Car Rental in Kotor (2026) - Driving Guide & Best Rates
Explore Kotor with ease by renting a car-discover hidden beaches, scenic drives, and top restaurants while enjoying the freedom to explore at your own pace.
Driving Requirements
Legal requirement: a valid foreign driving licence is generally accepted in Montenegro for the duration of a standard tourist stay (typically up to 90 days). If your licence uses a non-Latin script (Arabic, Cyrillic, Chinese, etc.), an International Driving Permit (IDP) alongside your national licence is strongly recommended to avoid disputes with police, though EU-issued licences in Latin script are straightforwardly recognised without one. Rental companies commonly require your licence to have been held for at least one year. Confirm this with your specific provider.
Legal minimum driving age in Montenegro is 18. Rental company minimums are a separate matter and vary by provider: some rent from age 18 or 19, but many require drivers to be at least 21, and some premium or larger-vehicle categories may require 25. Most companies apply a 'young driver surcharge' for renters under 25. Always confirm the specific company's age policy before booking, as you cannot assume the legal minimum applies to rentals.
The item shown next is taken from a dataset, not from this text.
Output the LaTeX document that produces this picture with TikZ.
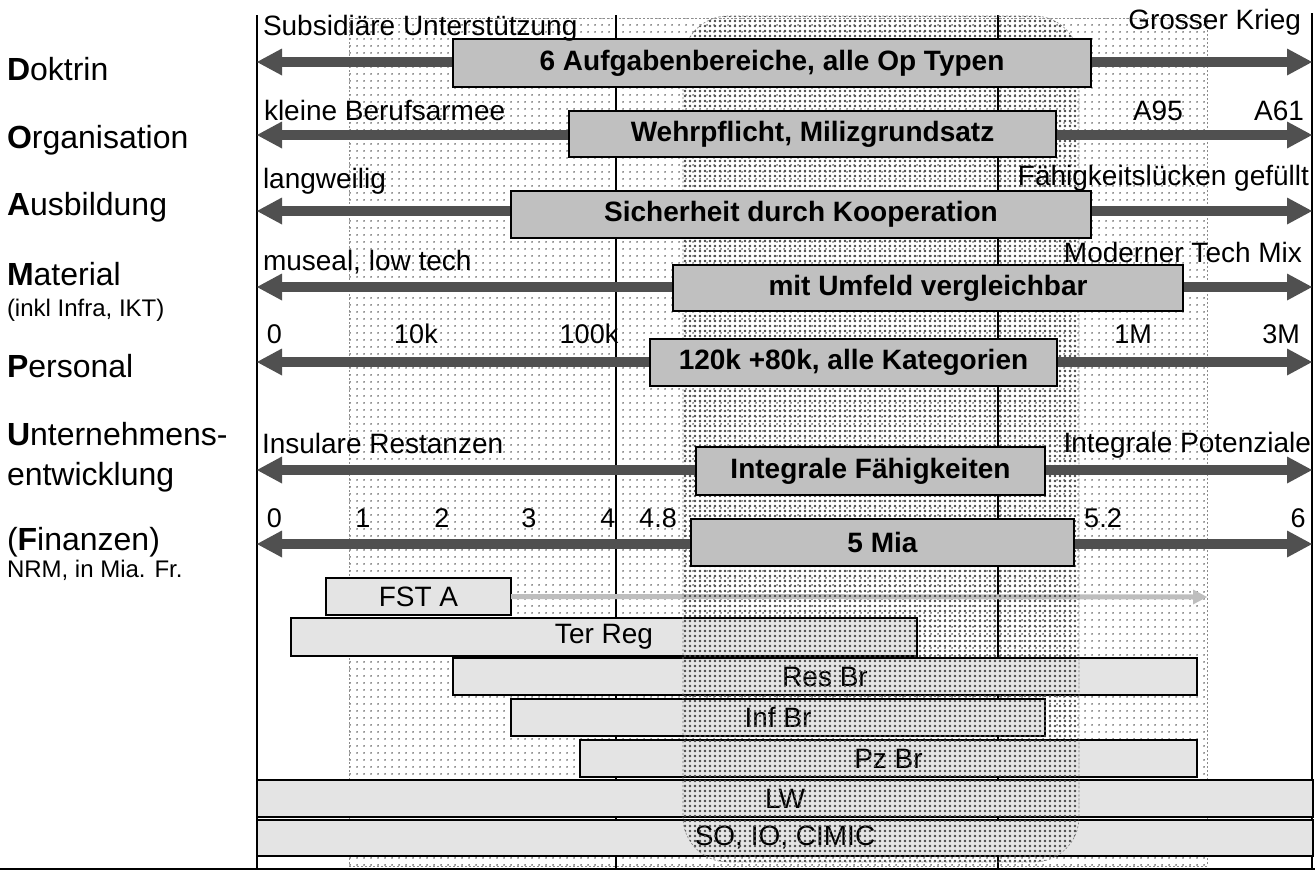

Montenegrin law mandates third-party liability insurance on any vehicle driven on public roads, this is a legal requirement, not optional. If renting, basic third-party cover is included in the rental by law. But rental companies typically offer additional products such as Collision Damage Waiver (CDW) and theft protection that reduce or eliminate your liability for damage to the rental vehicle itself. Check whether your personal travel insurance or credit card already covers rental CDW before paying for it twice.
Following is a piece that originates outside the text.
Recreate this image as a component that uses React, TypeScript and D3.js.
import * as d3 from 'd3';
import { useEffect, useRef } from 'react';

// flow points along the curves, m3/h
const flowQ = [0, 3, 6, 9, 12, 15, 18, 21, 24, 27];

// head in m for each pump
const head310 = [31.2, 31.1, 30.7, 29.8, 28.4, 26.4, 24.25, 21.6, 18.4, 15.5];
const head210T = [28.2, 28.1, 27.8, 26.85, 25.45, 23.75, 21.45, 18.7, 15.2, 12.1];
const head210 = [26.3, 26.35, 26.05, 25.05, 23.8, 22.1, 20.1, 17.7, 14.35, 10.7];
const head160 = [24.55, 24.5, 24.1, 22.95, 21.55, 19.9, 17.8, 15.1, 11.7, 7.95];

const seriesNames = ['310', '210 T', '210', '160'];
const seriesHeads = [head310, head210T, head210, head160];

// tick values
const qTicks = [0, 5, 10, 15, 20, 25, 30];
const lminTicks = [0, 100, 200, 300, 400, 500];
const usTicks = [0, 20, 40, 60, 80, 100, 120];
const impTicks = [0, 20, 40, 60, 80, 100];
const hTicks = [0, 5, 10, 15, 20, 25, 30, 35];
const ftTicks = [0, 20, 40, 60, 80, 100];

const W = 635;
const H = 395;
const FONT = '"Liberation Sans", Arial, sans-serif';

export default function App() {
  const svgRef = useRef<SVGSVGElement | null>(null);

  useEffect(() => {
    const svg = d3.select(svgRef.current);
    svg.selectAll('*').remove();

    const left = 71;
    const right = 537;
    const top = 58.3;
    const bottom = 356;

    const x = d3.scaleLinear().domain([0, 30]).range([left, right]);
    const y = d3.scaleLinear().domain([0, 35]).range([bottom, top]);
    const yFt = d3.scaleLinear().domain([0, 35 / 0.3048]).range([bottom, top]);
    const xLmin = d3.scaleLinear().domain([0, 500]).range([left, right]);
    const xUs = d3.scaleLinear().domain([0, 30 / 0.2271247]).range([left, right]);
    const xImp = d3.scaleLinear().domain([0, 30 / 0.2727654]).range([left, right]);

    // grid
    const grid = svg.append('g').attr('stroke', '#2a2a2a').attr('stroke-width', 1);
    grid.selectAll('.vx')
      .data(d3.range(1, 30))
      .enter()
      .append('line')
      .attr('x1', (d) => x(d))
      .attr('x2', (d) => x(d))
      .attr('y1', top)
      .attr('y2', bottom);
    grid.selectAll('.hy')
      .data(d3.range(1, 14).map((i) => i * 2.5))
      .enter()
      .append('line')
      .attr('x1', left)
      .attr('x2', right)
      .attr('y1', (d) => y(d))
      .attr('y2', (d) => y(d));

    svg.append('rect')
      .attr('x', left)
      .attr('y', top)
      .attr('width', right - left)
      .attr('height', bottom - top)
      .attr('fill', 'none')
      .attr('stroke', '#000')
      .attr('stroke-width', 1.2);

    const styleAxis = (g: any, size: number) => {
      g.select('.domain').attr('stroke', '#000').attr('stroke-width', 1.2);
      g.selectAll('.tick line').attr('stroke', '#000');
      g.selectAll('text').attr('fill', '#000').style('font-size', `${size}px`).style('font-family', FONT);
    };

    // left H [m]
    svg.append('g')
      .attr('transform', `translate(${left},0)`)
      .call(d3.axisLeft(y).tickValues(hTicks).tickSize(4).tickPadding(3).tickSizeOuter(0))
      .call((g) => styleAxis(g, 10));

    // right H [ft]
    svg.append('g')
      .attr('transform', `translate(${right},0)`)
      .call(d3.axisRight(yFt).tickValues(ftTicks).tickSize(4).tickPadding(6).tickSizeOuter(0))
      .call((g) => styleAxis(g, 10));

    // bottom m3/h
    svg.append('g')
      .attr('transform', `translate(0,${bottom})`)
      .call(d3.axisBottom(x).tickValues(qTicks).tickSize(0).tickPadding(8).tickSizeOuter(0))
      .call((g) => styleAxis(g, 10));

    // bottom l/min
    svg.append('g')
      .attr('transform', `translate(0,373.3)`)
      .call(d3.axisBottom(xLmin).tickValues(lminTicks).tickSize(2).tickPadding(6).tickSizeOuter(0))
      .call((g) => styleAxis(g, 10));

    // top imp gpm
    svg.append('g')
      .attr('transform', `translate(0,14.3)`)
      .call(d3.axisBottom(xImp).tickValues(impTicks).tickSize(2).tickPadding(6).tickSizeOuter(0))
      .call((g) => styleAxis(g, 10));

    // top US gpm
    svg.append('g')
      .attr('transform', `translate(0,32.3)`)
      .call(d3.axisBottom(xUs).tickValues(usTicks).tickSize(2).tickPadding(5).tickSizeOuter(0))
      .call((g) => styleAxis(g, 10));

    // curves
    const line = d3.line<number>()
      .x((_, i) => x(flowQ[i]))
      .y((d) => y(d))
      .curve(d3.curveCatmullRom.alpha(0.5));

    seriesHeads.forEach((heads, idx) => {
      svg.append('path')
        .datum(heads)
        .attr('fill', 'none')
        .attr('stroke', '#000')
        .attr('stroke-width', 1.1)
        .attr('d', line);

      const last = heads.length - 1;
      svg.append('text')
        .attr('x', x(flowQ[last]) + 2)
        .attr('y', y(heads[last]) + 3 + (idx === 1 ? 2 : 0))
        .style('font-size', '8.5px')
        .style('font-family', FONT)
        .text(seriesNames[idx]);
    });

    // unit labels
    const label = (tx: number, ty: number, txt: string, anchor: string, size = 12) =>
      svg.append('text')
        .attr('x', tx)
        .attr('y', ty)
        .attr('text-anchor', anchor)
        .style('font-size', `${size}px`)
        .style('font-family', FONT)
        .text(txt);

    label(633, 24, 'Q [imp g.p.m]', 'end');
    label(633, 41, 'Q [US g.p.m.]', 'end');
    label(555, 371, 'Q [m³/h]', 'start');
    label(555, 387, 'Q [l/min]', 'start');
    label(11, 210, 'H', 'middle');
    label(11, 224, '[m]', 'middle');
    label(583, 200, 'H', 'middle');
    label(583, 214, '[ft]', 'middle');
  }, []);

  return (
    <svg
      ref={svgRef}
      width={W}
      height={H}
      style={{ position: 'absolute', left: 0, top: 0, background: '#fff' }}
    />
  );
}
This is a rental company policy, not a legal requirement. Most car rental companies in the Kotor/ Montenegro market require a credit card (not a debit card) in the renter's name to pre-authorise a security deposit, which is held and released after the vehicle is returned undamaged. The deposit amount varies by company and vehicle class. Check current terms with your provider. Some companies accept debit cards with additional documentation. But this is the exception rather than the rule.
Montenegro drives on the right. Daytime running lights (headlights on at all times, day and night) are a legal requirement year-round, this surprises many visitors. The blood-alcohol limit for standard licence holders is generally 0.05%, and enforcement is active. Kotor's Old Town has extremely narrow medieval streets that are largely inaccessible or prohibited to most vehicles. If you are staying or parking near the old town, research your specific accommodation's access arrangements in advance, as sat-nav routes can be unreliable in this area.
Helpful Tips
Tivat Airport (TIV) sits roughly 10 km from Kotor and is the most practical pickup point for most visitors; Podgorica Airport (TGD) typically has a wider agency selection but adds around 85 km of driving to reach Kotor, making it worthwhile only if you need a specific vehicle class or are arriving on a long-haul connection.
Montenegro sits outside the EU, so credit-card travel insurance that covers EU rentals may not apply here, confirm with your card issuer before declining the rental agency's CDW, and separately check whether underbody and tire damage are included, since the switchback mountain roads around Kotor make those the most common claims.
Google Maps works reliably in Kotor and along the Bay of Boka. But cellular signal drops frequently on the serpentine ascent toward Mount Lovćen and in the Montenegrin interior, download an offline map (Google Maps offline or Maps.me) before leaving the bay area so navigation continues uninterrupted in dead zones.
Most Montenegrin rental contracts run on a full-to-full fuel basis. Petrol stations are plentiful around Tivat and the coastal strip but grow scarce once you head inland or into the mountains, so fill the tank before any excursion away from the bay rather than counting on finding a station en route.
Kotor's Old Town is pedestrianized and vehicles must park outside the walls. The largest paid lot sits just south of the main gate and fills by mid-morning during peak summer months, so arrive early or use the overflow parking that extends along the outer walls toward the Škurda river, overnight street parking near the old town is generally feasible but unlit and unattended, so remove valuables from the car.
Driving Warnings
Montenegro law requires headlights to be on at all times, day and night, year-round, and police routinely stop foreign-registered vehicles for this violation. Many visitors accustomed to daytime-only or automatic systems are caught off guard and face on-the-spot fines.
The serpentine road climbing from Kotor toward Lovćen National Park has roughly 25 tight hairpin switchbacks on steep gradients, and is shared with tour coaches and motorcycles. Drivers should engage a low gear before the ascent and allow oncoming wide vehicles significant clearance at every bend.
The coastal road skirting the Old Town waterfront becomes severely gridlocked in peak summer (July, August), with queues often stretching back toward the tunnel entrance. Arriving by mid-morning or after 7 pm avoids the worst of it, and note that the Old Town itself is a pedestrian zone where vehicle access is restricted and wardens enforce it actively.
Montenegro requires all vehicles, including foreign-registered ones, to carry a first-aid kit, a warning triangle, and a reflective safety vest. Police conduct roadside equipment checks and can fine drivers on the spot for missing items, so verify your rental car is equipped before leaving the lot.